START

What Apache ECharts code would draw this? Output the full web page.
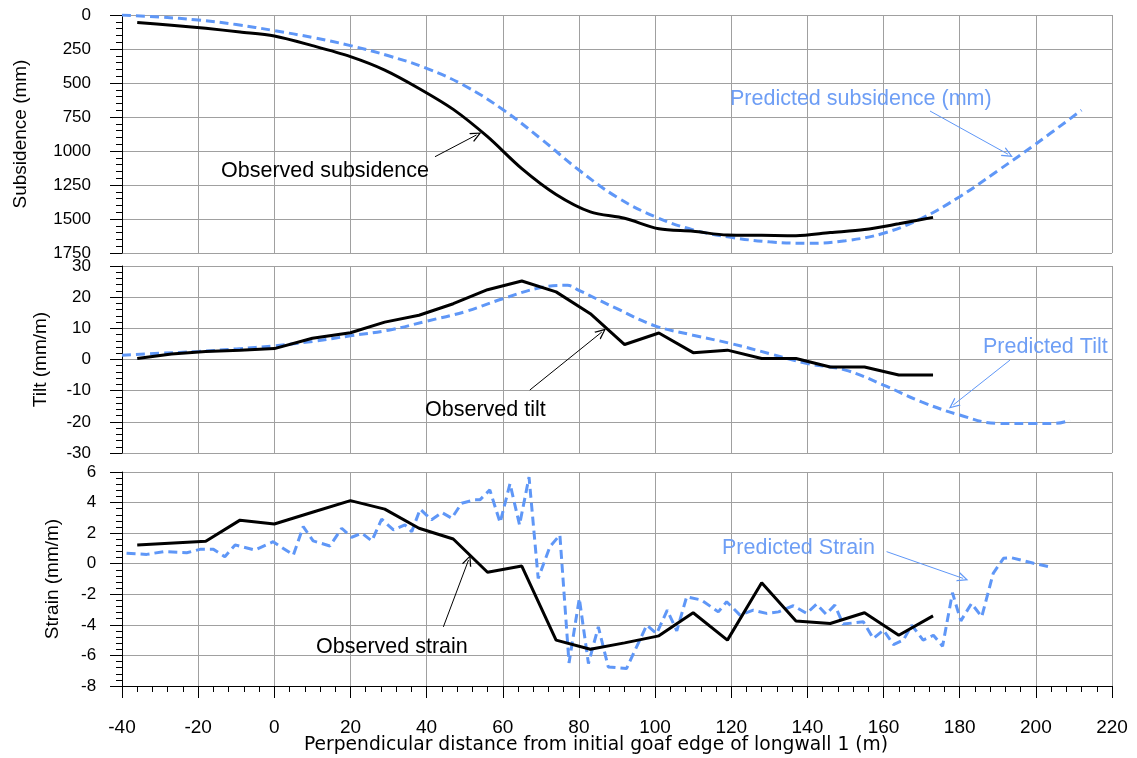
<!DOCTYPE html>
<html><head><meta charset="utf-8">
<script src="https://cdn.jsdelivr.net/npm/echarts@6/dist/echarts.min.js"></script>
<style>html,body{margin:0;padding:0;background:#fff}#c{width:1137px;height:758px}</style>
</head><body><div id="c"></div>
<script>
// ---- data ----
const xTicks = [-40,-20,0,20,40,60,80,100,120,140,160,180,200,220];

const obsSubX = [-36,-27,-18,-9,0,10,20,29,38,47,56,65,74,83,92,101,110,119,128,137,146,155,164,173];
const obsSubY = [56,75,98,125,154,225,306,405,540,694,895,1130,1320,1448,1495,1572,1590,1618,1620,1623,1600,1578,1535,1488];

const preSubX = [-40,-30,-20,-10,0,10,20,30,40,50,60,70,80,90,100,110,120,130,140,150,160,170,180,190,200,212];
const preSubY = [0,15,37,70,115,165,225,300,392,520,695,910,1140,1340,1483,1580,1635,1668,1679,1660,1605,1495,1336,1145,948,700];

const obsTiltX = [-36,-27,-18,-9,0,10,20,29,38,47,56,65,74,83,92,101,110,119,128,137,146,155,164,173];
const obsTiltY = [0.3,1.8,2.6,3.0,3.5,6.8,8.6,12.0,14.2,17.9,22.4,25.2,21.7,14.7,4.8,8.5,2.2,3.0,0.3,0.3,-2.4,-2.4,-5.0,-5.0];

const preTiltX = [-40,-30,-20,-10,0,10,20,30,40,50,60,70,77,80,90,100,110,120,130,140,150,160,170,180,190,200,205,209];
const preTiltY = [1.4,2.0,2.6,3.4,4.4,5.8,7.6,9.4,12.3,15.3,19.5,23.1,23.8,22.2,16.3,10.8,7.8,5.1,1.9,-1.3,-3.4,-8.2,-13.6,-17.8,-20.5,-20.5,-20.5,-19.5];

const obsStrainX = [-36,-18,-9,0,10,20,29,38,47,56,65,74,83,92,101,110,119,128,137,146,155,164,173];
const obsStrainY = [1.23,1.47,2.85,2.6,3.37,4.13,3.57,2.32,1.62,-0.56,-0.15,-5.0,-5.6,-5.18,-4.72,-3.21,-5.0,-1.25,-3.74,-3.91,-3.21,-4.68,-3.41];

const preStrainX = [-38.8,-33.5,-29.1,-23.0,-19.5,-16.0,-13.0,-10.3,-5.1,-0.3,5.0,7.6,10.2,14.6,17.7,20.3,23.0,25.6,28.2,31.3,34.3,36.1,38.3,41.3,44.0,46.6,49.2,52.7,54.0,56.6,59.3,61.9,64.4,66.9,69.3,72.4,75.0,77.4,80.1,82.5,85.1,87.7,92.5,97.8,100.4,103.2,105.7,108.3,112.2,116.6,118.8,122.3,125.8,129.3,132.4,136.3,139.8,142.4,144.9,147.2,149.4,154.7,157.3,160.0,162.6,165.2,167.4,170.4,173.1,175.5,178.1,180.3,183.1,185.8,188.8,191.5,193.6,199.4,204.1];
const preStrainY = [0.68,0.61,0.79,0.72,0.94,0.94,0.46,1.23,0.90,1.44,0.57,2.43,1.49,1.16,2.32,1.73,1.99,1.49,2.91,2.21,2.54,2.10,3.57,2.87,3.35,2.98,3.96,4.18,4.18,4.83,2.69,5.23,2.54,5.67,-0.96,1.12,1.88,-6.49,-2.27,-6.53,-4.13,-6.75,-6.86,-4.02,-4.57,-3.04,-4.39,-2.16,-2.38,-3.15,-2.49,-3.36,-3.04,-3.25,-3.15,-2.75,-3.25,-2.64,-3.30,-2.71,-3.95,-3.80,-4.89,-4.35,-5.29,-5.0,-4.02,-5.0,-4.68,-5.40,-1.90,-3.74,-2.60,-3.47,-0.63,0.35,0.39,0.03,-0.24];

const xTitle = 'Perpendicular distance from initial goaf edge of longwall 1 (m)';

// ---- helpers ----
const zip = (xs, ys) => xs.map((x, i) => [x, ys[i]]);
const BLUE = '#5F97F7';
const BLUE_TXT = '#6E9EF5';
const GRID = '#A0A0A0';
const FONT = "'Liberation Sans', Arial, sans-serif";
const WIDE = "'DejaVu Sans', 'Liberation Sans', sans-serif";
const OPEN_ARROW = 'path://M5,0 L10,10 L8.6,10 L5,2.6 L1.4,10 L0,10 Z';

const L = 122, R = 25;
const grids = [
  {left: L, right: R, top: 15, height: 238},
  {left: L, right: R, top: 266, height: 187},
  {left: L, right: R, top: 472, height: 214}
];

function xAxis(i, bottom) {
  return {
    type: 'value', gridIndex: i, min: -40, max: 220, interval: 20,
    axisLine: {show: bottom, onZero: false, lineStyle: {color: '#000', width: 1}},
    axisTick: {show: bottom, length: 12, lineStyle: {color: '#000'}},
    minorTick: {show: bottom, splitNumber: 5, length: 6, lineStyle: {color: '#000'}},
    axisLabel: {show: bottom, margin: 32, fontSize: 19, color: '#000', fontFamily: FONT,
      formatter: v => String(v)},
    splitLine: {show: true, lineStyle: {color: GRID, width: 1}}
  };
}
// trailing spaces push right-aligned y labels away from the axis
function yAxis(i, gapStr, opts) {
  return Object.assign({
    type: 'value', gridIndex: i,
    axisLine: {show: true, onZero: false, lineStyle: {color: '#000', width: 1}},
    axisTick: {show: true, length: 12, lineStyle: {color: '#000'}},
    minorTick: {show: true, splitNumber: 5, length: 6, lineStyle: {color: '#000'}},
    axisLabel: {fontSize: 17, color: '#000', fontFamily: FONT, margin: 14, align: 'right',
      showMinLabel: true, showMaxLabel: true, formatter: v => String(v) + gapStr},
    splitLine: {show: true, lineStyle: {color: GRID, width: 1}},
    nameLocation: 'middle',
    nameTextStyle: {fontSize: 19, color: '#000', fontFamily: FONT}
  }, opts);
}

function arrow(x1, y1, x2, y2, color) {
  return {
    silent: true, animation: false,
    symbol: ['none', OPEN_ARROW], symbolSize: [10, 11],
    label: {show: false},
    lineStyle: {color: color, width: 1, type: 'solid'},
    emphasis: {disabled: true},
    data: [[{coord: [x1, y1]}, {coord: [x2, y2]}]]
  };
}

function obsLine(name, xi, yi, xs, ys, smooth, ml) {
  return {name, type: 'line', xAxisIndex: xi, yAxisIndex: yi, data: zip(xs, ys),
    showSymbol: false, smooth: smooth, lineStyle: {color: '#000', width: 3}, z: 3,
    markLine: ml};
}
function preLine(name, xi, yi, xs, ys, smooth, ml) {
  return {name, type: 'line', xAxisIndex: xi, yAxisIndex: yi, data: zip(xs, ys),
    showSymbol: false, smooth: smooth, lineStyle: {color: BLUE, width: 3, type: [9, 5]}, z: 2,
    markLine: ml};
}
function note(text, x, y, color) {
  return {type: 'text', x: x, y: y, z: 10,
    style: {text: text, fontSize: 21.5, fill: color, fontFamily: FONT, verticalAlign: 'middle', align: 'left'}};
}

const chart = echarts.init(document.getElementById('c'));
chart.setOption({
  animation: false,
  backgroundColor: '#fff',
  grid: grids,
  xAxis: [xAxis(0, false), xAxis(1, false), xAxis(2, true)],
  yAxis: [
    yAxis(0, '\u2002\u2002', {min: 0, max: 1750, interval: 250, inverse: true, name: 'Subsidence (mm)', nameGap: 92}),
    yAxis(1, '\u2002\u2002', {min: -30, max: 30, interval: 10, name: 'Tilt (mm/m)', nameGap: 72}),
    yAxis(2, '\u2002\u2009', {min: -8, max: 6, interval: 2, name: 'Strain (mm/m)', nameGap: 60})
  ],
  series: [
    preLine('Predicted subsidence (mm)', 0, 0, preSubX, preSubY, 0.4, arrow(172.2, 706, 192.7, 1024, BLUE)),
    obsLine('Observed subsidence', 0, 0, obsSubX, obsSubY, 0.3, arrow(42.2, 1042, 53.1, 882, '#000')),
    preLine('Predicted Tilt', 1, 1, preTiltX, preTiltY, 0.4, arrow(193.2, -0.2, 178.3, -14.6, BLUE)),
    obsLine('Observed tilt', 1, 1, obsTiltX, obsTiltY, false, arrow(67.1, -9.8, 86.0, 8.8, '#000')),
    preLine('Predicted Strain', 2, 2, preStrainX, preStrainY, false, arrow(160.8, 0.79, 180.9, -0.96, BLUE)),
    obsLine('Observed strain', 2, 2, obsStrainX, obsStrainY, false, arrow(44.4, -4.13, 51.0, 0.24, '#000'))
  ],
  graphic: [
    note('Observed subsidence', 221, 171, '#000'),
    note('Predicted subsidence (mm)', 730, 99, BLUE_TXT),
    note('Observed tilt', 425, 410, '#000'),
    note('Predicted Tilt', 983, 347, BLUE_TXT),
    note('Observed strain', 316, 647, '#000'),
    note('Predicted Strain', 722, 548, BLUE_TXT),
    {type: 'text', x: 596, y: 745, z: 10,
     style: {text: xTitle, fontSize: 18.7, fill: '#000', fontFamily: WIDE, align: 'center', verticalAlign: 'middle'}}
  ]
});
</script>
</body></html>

END

Work to complete: Write out nothing but the lines from the start of the data through the line with "xTicks = [-40,-20,0,20,40,60,80,100,120,140,160,180,200,220];". Leave out the pictures.

Answer to this exercise:
What Apache ECharts code would draw this? Output the full web page.
<!DOCTYPE html>
<html><head><meta charset="utf-8">
<script src="https://cdn.jsdelivr.net/npm/echarts@6/dist/echarts.min.js"></script>
<style>html,body{margin:0;padding:0;background:#fff}#c{width:1137px;height:758px}</style>
</head><body><div id="c"></div>
<script>
// ---- data ----
const xTicks = [-40,-20,0,20,40,60,80,100,120,140,160,180,200,220];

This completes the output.